What to work on:
Your task is to repeat all of the data exactly while excluding the pictures.

Source material:

☆ ☆ ☆ ☆

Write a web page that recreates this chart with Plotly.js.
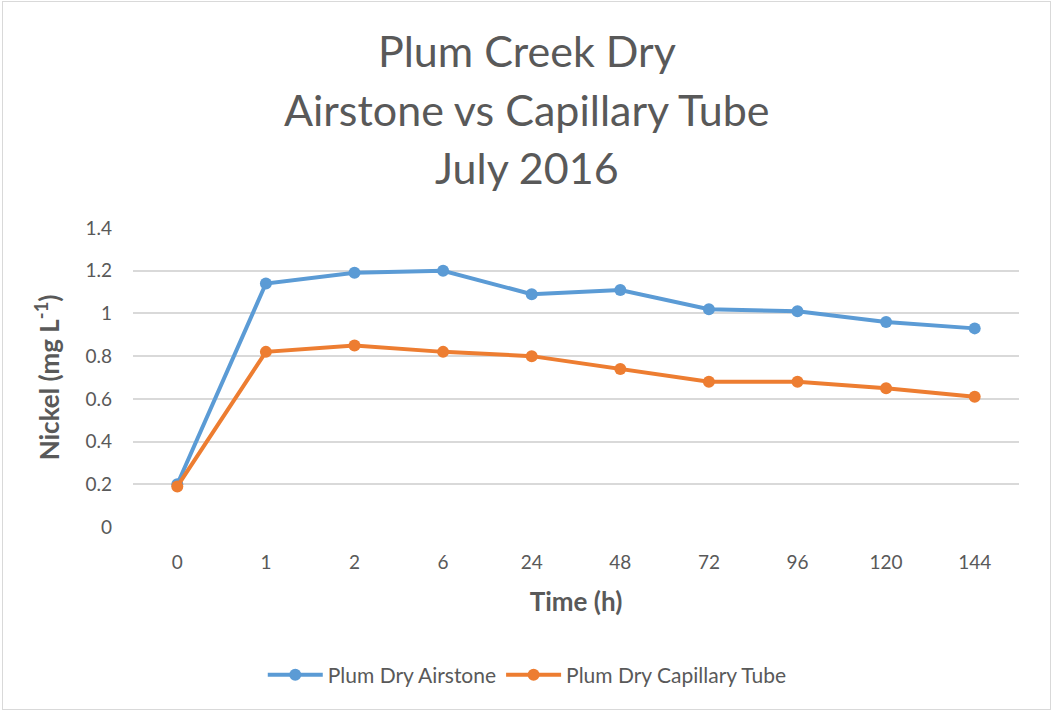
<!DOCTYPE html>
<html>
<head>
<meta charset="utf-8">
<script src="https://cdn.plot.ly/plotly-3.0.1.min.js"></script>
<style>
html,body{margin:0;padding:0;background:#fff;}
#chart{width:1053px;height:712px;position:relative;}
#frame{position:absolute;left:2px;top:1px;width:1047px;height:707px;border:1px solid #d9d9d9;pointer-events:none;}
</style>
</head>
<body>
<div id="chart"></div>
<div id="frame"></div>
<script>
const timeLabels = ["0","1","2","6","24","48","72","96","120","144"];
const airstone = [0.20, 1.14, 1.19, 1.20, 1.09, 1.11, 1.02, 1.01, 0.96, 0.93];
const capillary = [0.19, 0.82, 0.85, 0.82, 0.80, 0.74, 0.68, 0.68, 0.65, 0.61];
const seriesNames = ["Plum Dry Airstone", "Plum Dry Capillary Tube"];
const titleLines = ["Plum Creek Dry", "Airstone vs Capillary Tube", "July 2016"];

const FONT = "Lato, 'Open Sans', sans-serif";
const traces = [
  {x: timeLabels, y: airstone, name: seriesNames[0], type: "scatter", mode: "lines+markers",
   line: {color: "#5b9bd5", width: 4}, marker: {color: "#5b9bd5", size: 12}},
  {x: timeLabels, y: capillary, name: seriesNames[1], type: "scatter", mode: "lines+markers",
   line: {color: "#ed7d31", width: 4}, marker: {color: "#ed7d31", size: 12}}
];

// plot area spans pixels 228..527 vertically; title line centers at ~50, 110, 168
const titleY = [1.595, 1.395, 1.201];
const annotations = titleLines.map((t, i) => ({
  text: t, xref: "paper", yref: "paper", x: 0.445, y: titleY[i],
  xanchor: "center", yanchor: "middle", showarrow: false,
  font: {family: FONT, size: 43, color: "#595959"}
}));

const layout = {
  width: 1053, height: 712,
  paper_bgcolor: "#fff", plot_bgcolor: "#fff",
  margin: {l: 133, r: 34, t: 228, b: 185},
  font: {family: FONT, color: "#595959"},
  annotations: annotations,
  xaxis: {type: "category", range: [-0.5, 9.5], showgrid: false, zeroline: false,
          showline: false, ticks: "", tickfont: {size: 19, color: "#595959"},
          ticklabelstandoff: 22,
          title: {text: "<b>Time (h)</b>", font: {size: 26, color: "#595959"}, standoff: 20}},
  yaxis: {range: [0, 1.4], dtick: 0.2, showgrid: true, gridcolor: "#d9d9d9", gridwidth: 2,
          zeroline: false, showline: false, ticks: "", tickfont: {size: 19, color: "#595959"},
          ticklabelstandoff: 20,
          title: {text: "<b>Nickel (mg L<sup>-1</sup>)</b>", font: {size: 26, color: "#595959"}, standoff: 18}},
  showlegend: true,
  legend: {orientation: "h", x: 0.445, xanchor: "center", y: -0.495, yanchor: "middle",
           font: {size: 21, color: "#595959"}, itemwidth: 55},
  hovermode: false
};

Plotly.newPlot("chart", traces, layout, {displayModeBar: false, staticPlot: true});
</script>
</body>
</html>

☆ ☆ ☆ ☆

Answer:
Write a web page that recreates this chart with Plotly.js.
<!DOCTYPE html>
<html>
<head>
<meta charset="utf-8">
<script src="https://cdn.plot.ly/plotly-3.0.1.min.js"></script>
<style>
html,body{margin:0;padding:0;background:#fff;}
#chart{width:1053px;height:712px;position:relative;}
#frame{position:absolute;left:2px;top:1px;width:1047px;height:707px;border:1px solid #d9d9d9;pointer-events:none;}
</style>
</head>
<body>
<div id="chart"></div>
<div id="frame"></div>
<script>
const timeLabels = ["0","1","2","6","24","48","72","96","120","144"];
const airstone = [0.20, 1.14, 1.19, 1.20, 1.09, 1.11, 1.02, 1.01, 0.96, 0.93];
const capillary = [0.19, 0.82, 0.85, 0.82, 0.80, 0.74, 0.68, 0.68, 0.65, 0.61];
const seriesNames = ["Plum Dry Airstone", "Plum Dry Capillary Tube"];
const titleLines = ["Plum Creek Dry", "Airstone vs Capillary Tube", "July 2016"];

const FONT = "Lato, 'Open Sans', sans-serif";
const traces = [
  {x: timeLabels, y: airstone, name: seriesNames[0], type: "scatter", mode: "lines+markers",
   line: {color: "#5b9bd5", width: 4}, marker: {color: "#5b9bd5", size: 12}},
  {x: timeLabels, y: capillary, name: seriesNames[1], type: "scatter", mode: "lines+markers",
   line: {color: "#ed7d31", width: 4}, marker: {color: "#ed7d31", size: 12}}
];

// plot area spans pixels 228..527 vertically; title line centers at ~50, 110, 168
const titleY = [1.595, 1.395, 1.201];
const annotations = titleLines.map((t, i) => ({
  text: t, xref: "paper", yref: "paper", x: 0.445, y: titleY[i],
  xanchor: "center", yanchor: "middle", showarrow: false,
  font: {family: FONT, size: 43, color: "#595959"}
}));

const layout = {
  width: 1053, height: 712,
  paper_bgcolor: "#fff", plot_bgcolor: "#fff",
  margin: {l: 133, r: 34, t: 228, b: 185},
  font: {family: FONT, color: "#595959"},
  annotations: annotations,
  xaxis: {type: "category", range: [-0.5, 9.5], showgrid: false, zeroline: false,
          showline: false, ticks: "", tickfont: {size: 19, color: "#595959"},
          ticklabelstandoff: 22,
          title: {text: "<b>Time (h)</b>", font: {size: 26, color: "#595959"}, standoff: 20}},
  yaxis: {range: [0, 1.4], dtick: 0.2, showgrid: true, gridcolor: "#d9d9d9", gridwidth: 2,
          zeroline: false, showline: false, ticks: "", tickfont: {size: 19, color: "#595959"},
          ticklabelstandoff: 20,
          title: {text: "<b>Nickel (mg L<sup>-1</sup>)</b>", font: {size: 26, color: "#595959"}, standoff: 18}},
  showlegend: true,
  legend: {orientation: "h", x: 0.445, xanchor: "center", y: -0.495, yanchor: "middle",
           font: {size: 21, color: "#595959"}, itemwidth: 55},
  hovermode: false
};

Plotly.newPlot("chart", traces, layout, {displayModeBar: false, staticPlot: true});
</script>
</body>
</html>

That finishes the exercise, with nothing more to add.